-- start Collected data --

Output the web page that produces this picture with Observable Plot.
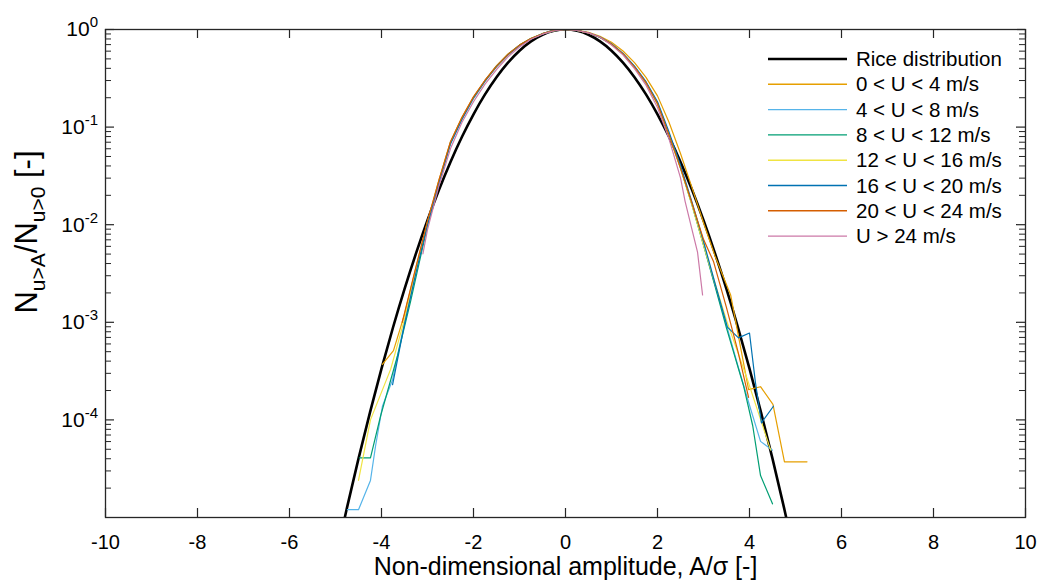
<!DOCTYPE html>
<html><head><meta charset="utf-8">
<script src="https://cdn.jsdelivr.net/npm/d3@7"></script>
<script src="https://cdn.jsdelivr.net/npm/@observablehq/plot@0.6"></script>
<style>body{margin:0;background:#fff;} svg{display:block}</style>
</head><body><div id="chart"></div>
<script>
const seriesNames = ["0 < U < 4 m/s","4 < U < 8 m/s","8 < U < 12 m/s","12 < U < 16 m/s","16 < U < 20 m/s","20 < U < 24 m/s","U > 24 m/s"];
const seriesColors = ["#E69F00","#56B4E9","#009E73","#F0E442","#0072B2","#D55E00","#CC79A7"];
const riceName = "Rice distribution";

// Rice distribution
const riceX = [-5,-4.75,-4.5,-4.25,-4,-3.75,-3.5,-3.25,-3,-2.75,-2.5,-2.25,-2,-1.75,-1.5,-1.25,-1,-0.75,-0.5,-0.25,0,0.25,0.5,0.75,1,1.25,1.5,1.75,2,2.25,2.5,2.75,3,3.25,3.5,3.75,4,4.25,4.5,4.75,5];
const riceY = [3.727e-6,1.262e-5,4.007e-5,1.196e-4,3.355e-4,8.846e-4,2.187e-3,5.082e-3,1.111e-2,2.280e-2,4.394e-2,7.956e-2,0.1353,0.2163,0.3247,0.4578,0.6065,0.7548,0.8825,0.9692,1,0.9692,0.8825,0.7548,0.6065,0.4578,0.3247,0.2163,0.1353,7.956e-2,4.394e-2,2.280e-2,1.111e-2,5.082e-3,2.187e-3,8.846e-4,3.355e-4,1.196e-4,4.007e-5,1.262e-5,3.727e-6];

// measured series: amplitude and log10 of N(u>A)/N(u>0)
const s0X = [-3.98,-3.74,-3.5,-3.25,-3.0,-2.75,-2.5,-2.25,-2.0,-1.75,-1.5,-1.25,-1.0,-0.75,-0.5,-0.25,0,0.25,0.5,0.75,1.0,1.25,1.5,1.75,2.0,2.25,2.5,2.75,3.0,3.25,3.59,3.98,4.24,4.51,4.76,5.25];
const s0Log = [-3.43,-3.29,-2.92,-2.44,-1.97,-1.54,-1.15,-0.90,-0.69,-0.52,-0.37,-0.25,-0.16,-0.09,-0.043,-0.011,0,-0.008,-0.03,-0.07,-0.13,-0.22,-0.34,-0.49,-0.68,-0.95,-1.27,-1.62,-1.98,-2.32,-2.72,-3.69,-3.66,-3.84,-4.43,-4.43];

const s1X = [-4.74,-4.5,-4.24,-4.13,-3.98,-3.76,-3.5,-3.25,-3.0,-2.75,-2.5,-2.25,-2.0,-1.75,-1.5,-1.25,-1.0,-0.75,-0.5,-0.25,0,0.25,0.5,0.75,1.0,1.25,1.5,1.75,2.0,2.25,2.5,2.75,3.0,3.25,3.5,3.75,4.0,4.24,4.5];
const s1Log = [-4.92,-4.92,-4.62,-4.27,-3.86,-3.59,-3.0,-2.47,-1.99,-1.56,-1.17,-0.92,-0.71,-0.53,-0.38,-0.26,-0.165,-0.095,-0.045,-0.012,0,-0.01,-0.035,-0.08,-0.15,-0.25,-0.38,-0.54,-0.75,-1.07,-1.41,-1.79,-2.2,-2.62,-3.03,-3.45,-3.85,-4.22,-4.31];

const s2X = [-4.48,-4.24,-4.02,-3.65,-3.37,-3.0,-2.75,-2.5,-2.25,-2.0,-1.75,-1.5,-1.25,-1.0,-0.75,-0.5,-0.25,0,0.25,0.5,0.75,1.0,1.25,1.5,1.75,2.0,2.25,2.5,2.75,3.0,3.25,3.5,3.87,4.07,4.24,4.5];
const s2Log = [-4.39,-4.39,-3.96,-3.34,-2.79,-2.01,-1.56,-1.16,-0.91,-0.70,-0.525,-0.375,-0.255,-0.16,-0.092,-0.043,-0.011,0,-0.01,-0.036,-0.082,-0.152,-0.255,-0.385,-0.55,-0.76,-1.08,-1.42,-1.80,-2.21,-2.63,-3.06,-3.65,-4.06,-4.57,-4.86];

const s3X = [-4.5,-4.24,-3.8,-3.5,-3.25,-3.0,-2.75,-2.5,-2.25,-2.0,-1.75,-1.5,-1.25,-1.0,-0.75,-0.5,-0.25,0,0.25,0.5,0.75,1.0,1.25,1.5,1.75,2.0,2.25,2.5,2.75,3.0,3.25,3.5,3.95,4.46];
const s3Log = [-4.62,-4.0,-3.48,-2.97,-2.46,-1.98,-1.55,-1.16,-0.91,-0.70,-0.53,-0.38,-0.26,-0.165,-0.095,-0.045,-0.012,0,-0.01,-0.036,-0.08,-0.15,-0.25,-0.385,-0.545,-0.76,-1.08,-1.42,-1.8,-2.21,-2.6,-2.98,-3.58,-4.31];

const s4X = [-3.76,-3.5,-3.25,-3.0,-2.75,-2.5,-2.25,-2.0,-1.75,-1.5,-1.25,-1.0,-0.75,-0.5,-0.25,0,0.25,0.5,0.75,1.0,1.25,1.5,1.75,2.0,2.25,2.5,2.75,3.0,3.25,3.52,3.76,4.0,4.13,4.26,4.52];
const s4Log = [-3.64,-3.02,-2.49,-2.0,-1.57,-1.17,-0.92,-0.70,-0.53,-0.38,-0.26,-0.165,-0.095,-0.045,-0.012,0,-0.01,-0.034,-0.078,-0.145,-0.245,-0.375,-0.535,-0.74,-1.05,-1.39,-1.77,-2.17,-2.6,-3.05,-3.16,-3.11,-3.62,-4.03,-3.86];

const s5X = [-3.55,-3.25,-3.0,-2.75,-2.5,-2.25,-2.0,-1.75,-1.5,-1.25,-1.0,-0.75,-0.5,-0.25,0,0.25,0.5,0.75,1.0,1.25,1.5,1.75,2.0,2.25,2.5,2.75,3.0,3.22,3.5,3.75,3.98];
const s5Log = [-3.0,-2.43,-1.96,-1.54,-1.15,-0.90,-0.69,-0.52,-0.375,-0.255,-0.16,-0.092,-0.043,-0.011,0,-0.01,-0.035,-0.08,-0.15,-0.25,-0.385,-0.545,-0.76,-1.08,-1.42,-1.78,-2.15,-2.38,-2.85,-3.3,-3.77];

const s6X = [-3.1,-3.0,-2.75,-2.5,-2.25,-2.0,-1.75,-1.5,-1.25,-1.0,-0.75,-0.5,-0.25,0,0.25,0.5,0.75,1.0,1.25,1.5,1.75,2.0,2.25,2.5,2.6,2.75,2.87,2.98];
const s6Log = [-2.3,-2.05,-1.6,-1.22,-0.95,-0.74,-0.56,-0.41,-0.28,-0.18,-0.10,-0.048,-0.013,0,-0.01,-0.035,-0.08,-0.16,-0.26,-0.40,-0.57,-0.80,-1.12,-1.52,-1.76,-2.05,-2.28,-2.72];

const xTicks = [-10,-8,-6,-4,-2,0,2,4,6,8,10];
const yTickExps = [0,-1,-2,-3,-4];
const xLabel = "Non-dimensional amplitude, A/σ [-]";

// ---- build tables
const seriesX = [s0X,s1X,s2X,s3X,s4X,s5X,s6X];
const seriesLog = [s0Log,s1Log,s2Log,s3Log,s4Log,s5Log,s6Log];
const measured = [];
seriesX.forEach((xs, i) => xs.forEach((xv, j) => measured.push({series: seriesNames[i], x: xv, y: Math.pow(10, seriesLog[i][j])})));
const rice = riceX.map((xv, j) => ({x: xv, y: riceY[j]}));
const yMajor = yTickExps.map(e => Math.pow(10, e));
const yMinor = [];
for (let e = -5; e < 0; e++) for (let m = 2; m <= 9; m++) yMinor.push(m * Math.pow(10, e));

const W = 1042, H = 581, mL = 105, mR = 17, mT = 29, mB = 64;
const fw = W - mL - mR, fh = H - mT - mB;
const axisColor = "#262626";

const chart = Plot.plot({
  width: W, height: H,
  marginLeft: mL, marginRight: mR, marginTop: mT, marginBottom: mB,
  style: {fontFamily: "'Liberation Sans', Arial, sans-serif", background: "#fff"},
  x: {domain: [-10, 10]},
  y: {type: "log", domain: [1e-5, 1], axis: null},
  color: {domain: seriesNames, range: seriesColors},
  marks: [
    Plot.line(rice, {x: "x", y: "y", stroke: "#000", strokeWidth: 2.6, curve: "natural", clip: true}),
    Plot.line(measured, {x: "x", y: "y", z: "series", stroke: "series", strokeWidth: 1.2, clip: true}),
    Plot.frame({stroke: axisColor, strokeWidth: 1.3}),
    Plot.ruleX(xTicks, {x: d => d, insetTop: fh - 9, stroke: axisColor, strokeWidth: 1.2}),
    Plot.ruleX(xTicks, {x: d => d, insetBottom: fh - 9, stroke: axisColor, strokeWidth: 1.2}),
    Plot.ruleY(yMajor, {y: d => d, insetRight: fw - 9, stroke: axisColor, strokeWidth: 1.2}),
    Plot.ruleY(yMajor, {y: d => d, insetLeft: fw - 9, stroke: axisColor, strokeWidth: 1.2}),
    Plot.ruleY(yMinor, {y: d => d, insetRight: fw - 6, stroke: axisColor, strokeWidth: 1}),
    Plot.ruleY(yMinor, {y: d => d, insetLeft: fw - 6, stroke: axisColor, strokeWidth: 1}),
    Plot.axisX({ticks: xTicks, tickSize: 0, tickPadding: 17, fontSize: 20, label: null, tickFormat: d => String(d).replace("−", "-"), fill: "#000"}),
    Plot.text([xLabel], {frameAnchor: "bottom", dy: 57, fontSize: 25, fill: "#000"})
  ]
});

document.getElementById("chart").appendChild(chart);

const svg = d3.select(chart);
const xs = chart.scale("x"), ys = chart.scale("y");
const font = "'Liberation Sans', Arial, sans-serif";

// y tick labels with superscripts
const yl = svg.append("g").attr("font-family", font).attr("fill", "#000");
yTickExps.forEach(e => {
  const t = yl.append("text")
    .attr("x", xs.apply(-10) - 7)
    .attr("y", ys.apply(Math.pow(10, e)))
    .attr("text-anchor", "end")
    .attr("font-size", 21);
  t.append("tspan").attr("dy", "0.35em").text("10");
  t.append("tspan").attr("font-size", 15).attr("dy", "-0.6em").text(String(e));
});

// y axis title with subscripts
const yt = svg.append("text")
  .attr("transform", `translate(37,232) rotate(-90)`)
  .attr("text-anchor", "middle")
  .attr("font-family", font)
  .attr("font-size", 31)
  .attr("fill", "#000");
yt.append("tspan").text("N");
yt.append("tspan").attr("font-size", 21).attr("dy", 8).text("u>A");
yt.append("tspan").attr("dy", -8).text("/N");
yt.append("tspan").attr("font-size", 21).attr("dy", 8).text("u>0");
yt.append("tspan").attr("dy", -8).text(" [-]");

// legend
const lg = svg.append("g").attr("font-family", font).attr("font-size", 20.5).attr("fill", "#000").attr("text-anchor", "start");
const legendNames = [riceName].concat(seriesNames);
const legendColors = ["#000"].concat(seriesColors);
legendNames.forEach((n, i) => {
  const yy = 59 + i * 25.3;
  lg.append("line").attr("x1", 768).attr("x2", 847).attr("y1", yy).attr("y2", yy)
    .attr("stroke", legendColors[i]).attr("stroke-width", i === 0 ? 2.6 : 1.4);
  lg.append("text").attr("x", 856).attr("y", yy).attr("dy", "0.35em").attr("text-anchor", "start").text(n);
});
</script>
</body></html>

-- end Collected data --

→ Set exercise: Which lines contain the word "picture"? Copy each one.

→ Exercise response:
Output the web page that produces this picture with Observable Plot.

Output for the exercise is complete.